Kurumlar vergisi mükellefleri, GVK’nın 40’ıncı maddesine göre safi kazancın tespitinde indirilebilecek olan giderleri kurum kazancının tespitinde gider olarak dikkate alabilmektedir. Söz konusu giderlerin her biri ile ilgili olarak, tebliğler başta olmak üzere mevzuatta ayrıntılı düzenleme ve açıklamalar bulunmakla birlikte bu giderler ana başlıklar itibariyle aşağıdaki gibidir.

1) Genel giderler;

2) Sosyal giderler;

3) İşle ilgili zarar, ziyan ve tazminatlar;

4) Seyahat giderleri;

5) Taşıt giderleri;

6) Ayni vergi, resim ve harçlar;

40 7) Amortismanlar;

8) İşveren sendikalarına ödenen aidatlar;

9) İşveren sıfatıyla ücretliler adına ödenen bireysel emeklilik katkı payları;

10) Gıda bankacılığı faaliyetinde bulunan dernek ve vakıflara bağışlanan gıda, temizlik, giyecek ve yakacak maddeleri.

Ticarî kazanç gibi hesaplanan kurum kazancının tespitinde KVK’nın 8’inci maddesinde sayılan giderlerin de hasılattan ayrıca indirilmesi mümkündür. Buna göre, söz konusu maddede sayılan giderleri, ayrıntılı düzenlemelere değinmeksizin başlıklar halinde şu şekilde sıralamak mümkündür:

1) Menkul kıymet ihraç giderleri;

2) Kuruluş ve örgütlenme giderleri;

3) Genel kurul toplantıları için yapılan giderler ile birleşme, devir, bölünme, fesih ve tasfiye giderleri;

4) Sermayesi paylara bölünmüş komandit şirketlerde komandite ortağın kâr payı;

5) Katılım bankalarınca katılma hesabı karşılığında ödenen kâr payları;

6) Sigorta ve reasürans şirketlerinde bilânço gününde hükmü devam eden sigorta sözleşmelerine ait olup maddede sayılan bir kısım teknik karşılıklar.

Bununla birlikte, belirli şartlar dâhilinde olmak üzere grup içi hizmet dağıtımı ve holding şirketinden bağlı şirketlere gider dağıtımı; kurum çalışanlarına kâr payı ikramiyesi ödenmesi; bankalarca Tasarruf Mevduatı Sigorta Fonu’na sigorta primi ödemeleri yapılması ve Bankacılık Kanunu’na göre karşılık ayrılması durumlarında katlanılan giderlerin indirim konusu yapılmasına ilişkin düzenlemeler de mevcuttur (HUD, 2011, s. 552, 553, 554).

KVK’nın 9. maddesi safi kurum kazancının tespitinde yurtiçi ve yurtdışı faaliyetlerden kaynaklanan zararlar ile devralınan kurumlara ait zararların indirim konusu yapılmasına ilişkin hükümler içermektedir.
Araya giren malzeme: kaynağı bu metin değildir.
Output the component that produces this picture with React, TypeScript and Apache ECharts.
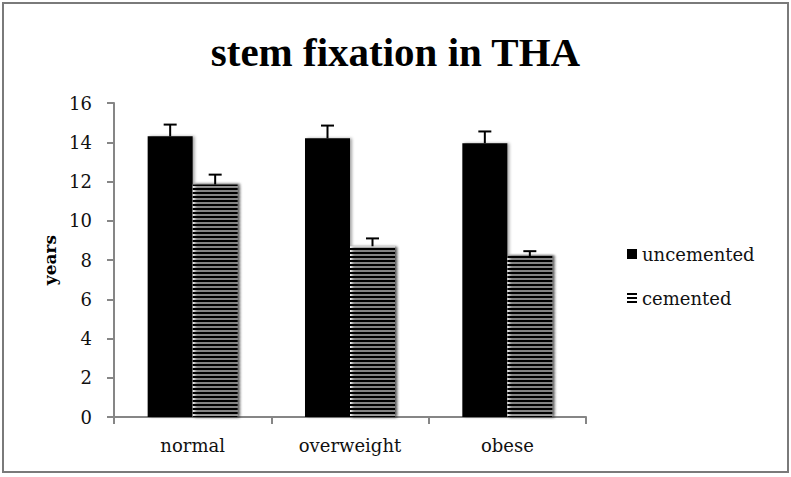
import React, { useEffect, useRef } from "react";
import * as echarts from "echarts";

const categories = ["normal", "overweight", "obese"];
const uncemented = [14.3, 14.2, 13.95];
const uncementedErr = [0.6, 0.65, 0.6];
const cemented = [11.85, 8.7, 8.2];
const cementedErr = [0.5, 0.4, 0.25];
const yTicks = { min: 0, max: 16, interval: 2 };

const BAR_W = 45;

export default function App() {
  const ref = useRef<HTMLDivElement>(null);
  useEffect(() => {
    document.body.style.margin = "0";
    const chart = echarts.init(ref.current!, undefined, { renderer: "svg" });
    const errData: number[][] = [];
    categories.forEach((_, i) => {
      errData.push([i, uncemented[i], uncementedErr[i], 0]);
      errData.push([i, cemented[i], cementedErr[i], 1]);
    });
    const shadow = {
      shadowColor: "rgba(0,0,0,0.35)",
      shadowBlur: 3,
      shadowOffsetX: 2,
      shadowOffsetY: 0,
    };
    chart.setOption({
      animation: false,
      backgroundColor: "#fff",
      title: {
        text: "stem fixation in THA",
        left: "center",
        top: 26,
        textStyle: {
          fontFamily: "Liberation Serif",
          fontWeight: "bold",
          fontSize: 41,
          color: "#000",
        },
      },
      graphic: [
        {
          type: "rect",
          shape: { x: 3, y: 3, width: 785, height: 469 },
          style: { fill: "none", stroke: "#7a7a7a", lineWidth: 2 },
        },
      ],
      legend: {
        orient: "vertical",
        left: 627,
        top: 245,
        padding: 0,
        icon: "rect",
        itemWidth: 10,
        itemHeight: 10,
        itemGap: 26,
        data: ["uncemented", "cemented"],
        textStyle: {
          fontFamily: "DejaVu Serif",
          fontSize: 18,
          color: "#111",
          lineHeight: 18,
        },
      },
      grid: { left: 114, right: 205, top: 103, bottom: 60 },
      xAxis: {
        type: "category",
        data: categories,
        axisLine: { lineStyle: { color: "#868686", width: 2 } },
        axisTick: { show: true, length: 7, lineStyle: { color: "#868686", width: 2 } },
        axisLabel: {
          fontFamily: "DejaVu Serif",
          fontSize: 18,
          color: "#111",
          margin: 19,
        },
      },
      yAxis: {
        type: "value",
        min: yTicks.min,
        max: yTicks.max,
        interval: yTicks.interval,
        name: "years",
        nameLocation: "middle",
        nameGap: 55,
        nameTextStyle: {
          fontFamily: "DejaVu Serif",
          fontWeight: "bold",
          fontSize: 17,
          color: "#000",
        },
        splitLine: { show: false },
        axisLine: { show: true, lineStyle: { color: "#868686", width: 2 } },
        axisTick: { show: true, length: 7, lineStyle: { color: "#868686", width: 2 } },
        axisLabel: {
          fontFamily: "DejaVu Serif",
          fontSize: 18,
          color: "#111",
          margin: 22,
        },
      },
      series: [
        {
          name: "uncemented",
          type: "bar",
          data: uncemented,
          barWidth: BAR_W,
          barGap: "0%",
          itemStyle: { color: "#000", ...shadow },
        },
        {
          name: "cemented",
          type: "bar",
          data: cemented,
          barWidth: BAR_W,
          barGap: "0%",
          itemStyle: {
            color: "#fff",
            ...shadow,
            decal: {
              symbol: "rect",
              symbolSize: 1,
              dashArrayX: [1, 0],
              dashArrayY: [2, 2],
              rotation: 0,
              color: "#000",
            },
          },
        },
        {
          name: "err",
          type: "custom",
          data: errData,
          z: 10,
          renderItem: (params: any, api: any) => {
            const cat = api.value(0);
            const val = api.value(1);
            const err = api.value(2);
            const s = api.value(3);
            const base = api.coord([cat, val]);
            const top = api.coord([cat, val + err]);
            const x = base[0] + (s === 0 ? -BAR_W / 2 : BAR_W / 2);
            return {
              type: "group",
              children: [
                {
                  type: "line",
                  shape: { x1: x, y1: base[1], x2: x, y2: top[1] },
                  style: { stroke: "#000", lineWidth: 2 },
                },
                {
                  type: "line",
                  shape: { x1: x - 6.5, y1: top[1], x2: x + 6.5, y2: top[1] },
                  style: { stroke: "#000", lineWidth: 2 },
                },
              ],
            };
          },
        },
      ],
    });
    return () => chart.dispose();
  }, []);
  return <div ref={ref} style={{ width: 791, height: 477 }} />;
}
Bu kapsamda, maddede yer alan koşullara uymak kaydıyla mükellef kurumlar, maddede belirtilen türde zararlarını kurum kazancından indirim konusu yapabilmektedirler.

41

KVK’nın 10’uncu maddesinde ise belirli şartlar dâhilinde kurum kazancından indirimi mümkün olan diğer indirim kalemleri yer almaktadır. Madde hükmüne göre sırasıyla indirilmesi şart koşulan bu indirimler, maddedeki sıralama da gözetilmek kaydıyla ve başlıklar halinde şu şekildedir:

1) Ar-Ge İndirimi

2) Sponsorluk Harcamaları 3) Bağış ve Yardımlar

Söz konusu indirim kalemlerinin kurum kazancından indirilebilmesi için temel koşul, ilgili yıl kurum kazancının bu indirimlerin mahsubuna yetecek düzeyde olması olup kazancın yetersiz olması nedeniyle indirimi mümkün olmayan kalemlerin, maddede yer alan özel hüküm gereğince Ar-Ge indirimi hariç olmak üzere, izleyen yıllara devri mümkün bulunmamaktadır (HUD, 2011, s. 561).